Kim comes to see our renovations!
I was about to head back to bed when I noticed my icky hair. I shower, and face the passel of kids roaming my home and yard. Our exterior is being painted, and can you believe it? Four extra kids are running around. That makes 9 kids Victor has to keep from messing up his paint job.
Dainon and I conspire to move the TV back upstairs. It's huge, and takes two grown men to move, but I've been without TV for a month. Should I move it? No. But did we? Yes. We balanced it on a dolly and wedged it into the house. We plug it in with great anticipation. No channels. I call tech support. Channels! But no sound. After four calls to tech support, SUCCESS!
One quick trip to Fred Meyer for bread. How can they burn through bread so quickly?
A hastily prepared dinner, growing pains and sobs from the little one, push ups for the olders who aren't doing dishes when they should be. Some stolen time in front of the computer.
And I think I'm done.
I'd say today was a smashing success.
It may not be 9pm yet, but this Chicky is done.
Final Post
3 years ago
4 comments:
You are amazing!

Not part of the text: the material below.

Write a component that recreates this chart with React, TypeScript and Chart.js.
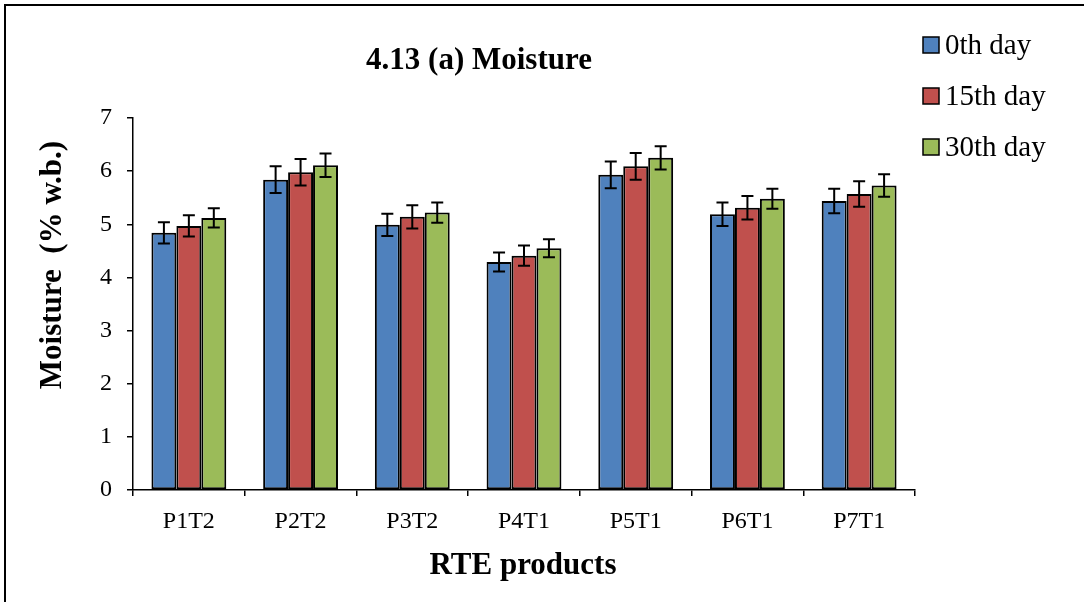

You are doing so much!! I am so excited for you!!
You are almost done...and still kicking. My hero you are!
I am starting to sound like Yoda. Ack!
Well Sweetie, It looks like I picked a great time to check out your blog. It's been so long since I've been able to do this, sigh. I'm very excited for you! What big changes and wonderful developments! On the issue of knowing when to throw in the towel, my patron saint, I will be your lady in waiting.
LOVE YOU!
I've always bragged about you to other people when I find out we have you in common. I love you. You are genuine, funny, and sweet. I think you are amazing girl, you're the one that's insightful.